Amat Escalante, au coeur du Mexique
Cinéma

Amat Escalante, au coeur du Mexique

Amat Escalante est un jeune réalisateur de 39 ans qui a déjà derrière lui quatre films à la réalisation brute qui dénotent d’une réelle préoccupation de l’évolution de la société mexicaine. Le Cinéma Moderne à Montréal lui consacre une rétrospective du 1er au 4 novembre. Nous lui avons téléphoné pour en discuter.

«Je suis totalement solidaire des gens qui tentent de trouver un avenir meilleur, surtout en cette époque qui ne semble pas emprunter le plus juste des chemins; celui des murs et des nationalismes», nous dit d’entrée de jeu le réalisateur mexicano-américain.

Alors qu’en ce moment des milliers d’individus forment une caravane humaine et traversent le Mexique, on a eu la bonne idée à Montréal d’inviter l’un des plus importants cinéastes du Mexique contemporain: Amat Escalante.

On voulait connaître son opinion sur la question des sans-papiers, car son deuxième film, Los Bastardos (2008, sélection officielle à Un Certain Regard au Festival de Cannes) s’y penche avec naturalisme et violence. Le film suit la trajectoire de Fausto et Jesus, deux travailleurs mexicains illégaux qui prennent en otage une mère de famille. Avec ce film, on reconnaît une esthétique sans fioriture, qui présente les choses de façon abrupte: tout nous rassemble et pourtant tout nous sépare.

C’est intéressant de constater qu’Escalante est Américain de mère et Mexicain de père. Il porte donc en lui cette dualité, cette tension entre ces deux sociétés qui cohabitent difficilement.

«Je suis tombé en amour avec le cinéma de Charlie Chaplin alors que j’étais tout jeune, à l’occasion d’un petit ciné-club que je fréquentais», dit le réalisateur. «La maison familiale, que j’habite encore aujourd’hui, n’avait alors pas d’électricité. On écoutait la radio plus que la télévision. Mon père est peintre et ma mère faisait de la recherche sur les maladies transmissibles sexuellement, ce qui a certainement teinté certains thèmes de mes films.»

La región salvaje
La región salvaje

Au coeur de son oeuvre, il y a la dislocation de la famille, la culpabilité et l’explosion de violence, qui surgit dans chacun de ses films portés par des acteurs non professionnels. Avec Sangre (2005), son premier film tourné avec à peine 35 000 $, on nous fait vivre l’existence vide de Diego et Blanka, sans musique et sans grands dialogues. Un vide dans lequel surgit la fille de Diego, qui va poser un geste irrémédiable. Ce film est aussi la première collaboration entre le réalisateur et Carlos Reygadas, qui l’a produit.

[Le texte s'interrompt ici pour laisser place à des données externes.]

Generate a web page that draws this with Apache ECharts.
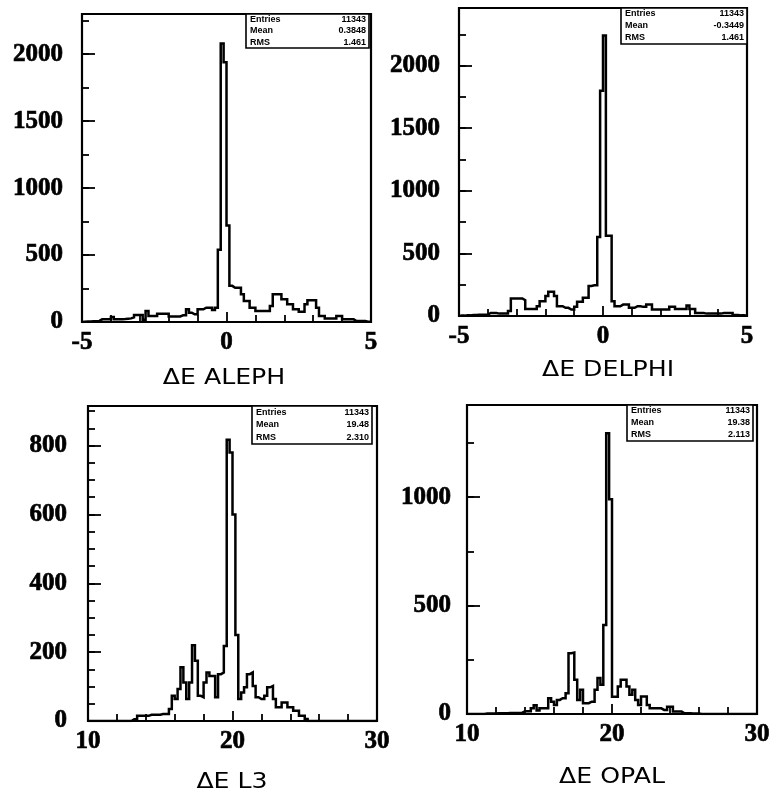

«Carlos est arrivé très tôt dans mon parcours cinématographique, il s’est tout de suite montré coopératif et ouvert à mes idées», poursuit le réalisateur. «En fait, la seule fois que j’ai travaillé sur un autre plateau, c’est sur le sien (NDLR: il a été assistant-réalisateur sur Batalla en el cielo, le deuxième film de Reygadas). Il a produit mes trois premiers films, il a une vision du cinéma que je partage. La première fois que j’ai vu Japón, j’ai été estomaqué, je lui ai écrit un long courriel pour lui faire part de mon admiration.»

Heli (2013), son troisième film, fut celui de la reconnaissance; il a gagné le prix de la mise en scène à Cannes. Il raconte la vie d’une famille ouvrière troublée par l’incursion des narcotrafiquants dans leur quotidien. Il réussit à mettre en perspective une société mexicaine gangrenée par la corruption d’où peut surgir à n’importe quel moment une violence déraisonnée. Heli était d’ailleurs reparti de Montréal avec la Louve d’Or du Festival du nouveau cinéma.

«Oui, je me souviens de ce festival fabuleux où j’ai gagné un prix», nous explique le réalisateur questionné sur la ville de Montréal. «Je ne m’attendais pas à trouver à Montréal un festival avec un tel goût et une programmation aussi étoffée. Je n’ai que de bons souvenirs de la ville et de mes ballades sur le Mont-Royal.»

La rétrospective au Cinéma Moderne présentera aussi son dernier film, La región salvaje (2016) pour lequel il a gagné le Lion d’argent du meilleur réalisateur à Venise. Un long métrage différent de ses trois premiers films, notamment dû à l’incursion du merveilleux et à l’intérêt porté cette fois-ci sur la cellule familiale et la vie sexuelle de ses personnages. 

En plus de la rétrospective, le Cinéma Moderne présente une classe de maître d’Escalante animée par le cinéaste Mathias Meyer le dimanche 4 novembre à 15h.